L’islam voit les choses selon sa réalité. Cette réalité est que nous vivons dans un monde composé d’hommes et de femmes naturellement attirés les uns par les autres. Dans ce soucis de préserver le monde et la société, car la famille a une place centrale dans la religion, l’islam a établi des lois qui permet de préserver la société des vices et déviations, et le voile est une des solutions et c’est un fait incontestable que l’on accepte ou non. Avec ce hijab, on ne me considère plus uniquement en tant qu’objet de désir, mais en tant que personne morale, un être humain dans toute sa dimension. L’islam nous dis soyez vous-même, ne vous souciez pas du regard des autres, rapprochez-vous de votre propre authenticité.

C.d.V : Quelles sont les difficultés que vous rencontrez au quotidien dans vos rapports avec les autres ?

Salma : On m’observe et me questionne beaucoup, mais cela ne m’affecte pas et c’est compréhensif car j’étais pareil avant ma conversion. Cela est dû au manque de connaissances et d’informations sur les questions de l’islam et cela crée un sentiment d’angoisse alimenté par les médias. C’est pour cela que je m’engage à expliquer et dialoguer dans la paix puisque notre but n’est pas d’être invisible mais mieux visibles. Il faut que la société accepte la différence et la pluralité.

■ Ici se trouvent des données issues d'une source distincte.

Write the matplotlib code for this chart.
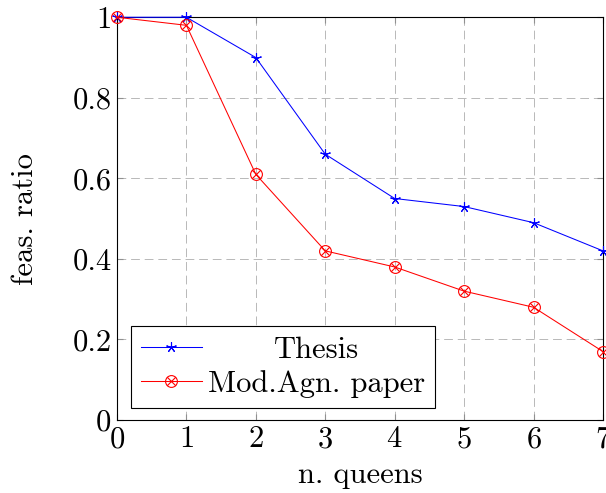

C.d.V : Prochainement, une loi sera adoptée au Parlement pour interdire le voile à l’Université, après l’école en 2004. Que pensez-vous de ces lois qui empêchent à certaines femmes d’avoir accès à l’enseignement ?

Salma : Concernant la question du hijab et de l’enseignement, je trouve que c’est malheureux pour un pays qui prétend défendre les droits de l’homme de ne pas être cohérente avec ses propres valeurs ; je ne reconnais pas la France. Ainsi, quelle est l’alternative qu’on propose alors à ces femmes qui cherche justement à s’élever aussi bien sur le plan spirituel que scientifique si on les met de côté ? Qu’est-ce qui dérange réellement dans ce bout de tissus ? Ou, pour aller plus loin et être honnête avec soi, qu’est ce qui dérange dans l’islam ? Car comme on n’ose pas s’attaquer à elle (la religion), on s’en prend à ses « symboles » : hijab, minaret, le halal…

C.d.V : À notre époque troublée, quels conseils donneriez-vous aux femmes quant à leur mission au sein de notre société ?

Salma : Je conseillerais aux femmes, comme aux hommes, croyant ou pas, de rester authentiques, d’assumer leurs choix, leurs pensées et leurs idées. De ne pas avoir peur, et de se battre pour leurs convictions dans la tolérance et le respect de l’autre, car c’est à ça qu’on reconnait les gens de valeurs.